--- start of DATA SHOWN ---

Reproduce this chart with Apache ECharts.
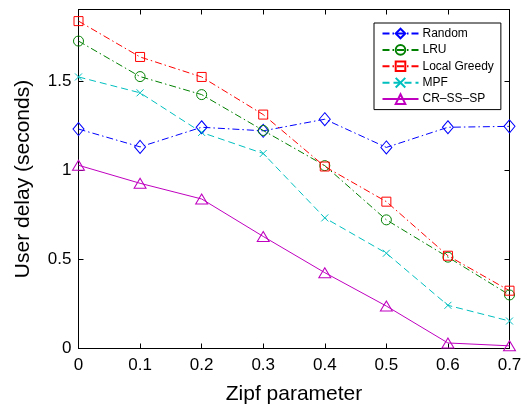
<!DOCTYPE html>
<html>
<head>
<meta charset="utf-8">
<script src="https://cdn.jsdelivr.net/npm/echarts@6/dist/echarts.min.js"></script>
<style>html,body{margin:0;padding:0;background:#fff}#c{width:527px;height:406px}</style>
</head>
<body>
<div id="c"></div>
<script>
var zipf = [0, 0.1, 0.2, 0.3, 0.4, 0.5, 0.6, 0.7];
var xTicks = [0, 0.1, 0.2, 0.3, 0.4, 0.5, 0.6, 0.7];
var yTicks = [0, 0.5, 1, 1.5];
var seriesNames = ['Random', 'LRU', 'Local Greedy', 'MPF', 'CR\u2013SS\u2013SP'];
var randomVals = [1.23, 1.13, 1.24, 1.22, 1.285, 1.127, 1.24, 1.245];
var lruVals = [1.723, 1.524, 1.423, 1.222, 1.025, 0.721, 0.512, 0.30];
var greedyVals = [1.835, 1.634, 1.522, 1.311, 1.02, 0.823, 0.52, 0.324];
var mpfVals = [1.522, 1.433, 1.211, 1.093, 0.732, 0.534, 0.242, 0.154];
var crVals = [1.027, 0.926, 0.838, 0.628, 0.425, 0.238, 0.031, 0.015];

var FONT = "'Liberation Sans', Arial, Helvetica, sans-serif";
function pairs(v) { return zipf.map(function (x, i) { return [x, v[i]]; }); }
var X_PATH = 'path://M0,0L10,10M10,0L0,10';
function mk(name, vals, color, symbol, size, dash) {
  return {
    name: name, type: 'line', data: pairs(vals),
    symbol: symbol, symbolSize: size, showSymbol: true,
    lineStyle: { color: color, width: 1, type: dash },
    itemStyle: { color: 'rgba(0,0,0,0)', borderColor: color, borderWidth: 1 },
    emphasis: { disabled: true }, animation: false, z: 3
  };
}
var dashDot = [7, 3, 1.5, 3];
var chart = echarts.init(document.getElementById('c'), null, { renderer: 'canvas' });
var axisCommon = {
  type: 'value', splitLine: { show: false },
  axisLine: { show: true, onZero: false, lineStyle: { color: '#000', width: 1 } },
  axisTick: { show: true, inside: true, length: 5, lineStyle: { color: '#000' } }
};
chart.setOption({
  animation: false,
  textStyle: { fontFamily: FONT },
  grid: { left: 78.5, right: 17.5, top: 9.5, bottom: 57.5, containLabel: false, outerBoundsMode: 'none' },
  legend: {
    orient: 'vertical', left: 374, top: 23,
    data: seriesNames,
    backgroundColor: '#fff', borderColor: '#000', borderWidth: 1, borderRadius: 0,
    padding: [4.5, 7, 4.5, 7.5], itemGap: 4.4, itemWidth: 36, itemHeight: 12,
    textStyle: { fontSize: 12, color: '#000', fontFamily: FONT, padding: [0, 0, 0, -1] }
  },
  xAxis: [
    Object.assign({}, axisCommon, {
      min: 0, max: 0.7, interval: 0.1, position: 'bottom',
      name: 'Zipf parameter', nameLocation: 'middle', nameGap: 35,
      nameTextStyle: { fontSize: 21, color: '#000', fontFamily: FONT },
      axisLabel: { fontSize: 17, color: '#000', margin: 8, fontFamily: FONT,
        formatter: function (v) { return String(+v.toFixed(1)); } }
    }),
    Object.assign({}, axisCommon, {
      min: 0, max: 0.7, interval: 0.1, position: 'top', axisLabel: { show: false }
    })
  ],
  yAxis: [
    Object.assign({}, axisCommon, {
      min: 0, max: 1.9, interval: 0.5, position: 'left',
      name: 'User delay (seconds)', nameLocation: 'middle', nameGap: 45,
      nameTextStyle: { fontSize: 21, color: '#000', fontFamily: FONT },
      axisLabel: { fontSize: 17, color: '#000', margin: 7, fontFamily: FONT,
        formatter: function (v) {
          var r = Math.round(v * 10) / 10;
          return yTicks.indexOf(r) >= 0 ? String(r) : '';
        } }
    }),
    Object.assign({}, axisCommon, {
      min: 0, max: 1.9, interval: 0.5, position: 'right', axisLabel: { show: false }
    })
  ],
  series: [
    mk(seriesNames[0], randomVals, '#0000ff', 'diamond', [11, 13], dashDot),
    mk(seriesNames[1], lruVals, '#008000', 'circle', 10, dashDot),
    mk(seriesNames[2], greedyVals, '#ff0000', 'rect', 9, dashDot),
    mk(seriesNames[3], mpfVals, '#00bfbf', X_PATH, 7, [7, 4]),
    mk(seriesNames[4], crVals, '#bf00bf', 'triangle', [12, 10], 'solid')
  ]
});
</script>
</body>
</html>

--- end of DATA SHOWN ---

> [WRITTEN INSTRUCTION] Write out exactly the lines between the start of the data and the line with "0.238, 0.031, 0.015];", including both, but none of the pictures.

> [THE OUTPUT]
Reproduce this chart with Apache ECharts.
<!DOCTYPE html>
<html>
<head>
<meta charset="utf-8">
<script src="https://cdn.jsdelivr.net/npm/echarts@6/dist/echarts.min.js"></script>
<style>html,body{margin:0;padding:0;background:#fff}#c{width:527px;height:406px}</style>
</head>
<body>
<div id="c"></div>
<script>
var zipf = [0, 0.1, 0.2, 0.3, 0.4, 0.5, 0.6, 0.7];
var xTicks = [0, 0.1, 0.2, 0.3, 0.4, 0.5, 0.6, 0.7];
var yTicks = [0, 0.5, 1, 1.5];
var seriesNames = ['Random', 'LRU', 'Local Greedy', 'MPF', 'CR\u2013SS\u2013SP'];
var randomVals = [1.23, 1.13, 1.24, 1.22, 1.285, 1.127, 1.24, 1.245];
var lruVals = [1.723, 1.524, 1.423, 1.222, 1.025, 0.721, 0.512, 0.30];
var greedyVals = [1.835, 1.634, 1.522, 1.311, 1.02, 0.823, 0.52, 0.324];
var mpfVals = [1.522, 1.433, 1.211, 1.093, 0.732, 0.534, 0.242, 0.154];
var crVals = [1.027, 0.926, 0.838, 0.628, 0.425, 0.238, 0.031, 0.015];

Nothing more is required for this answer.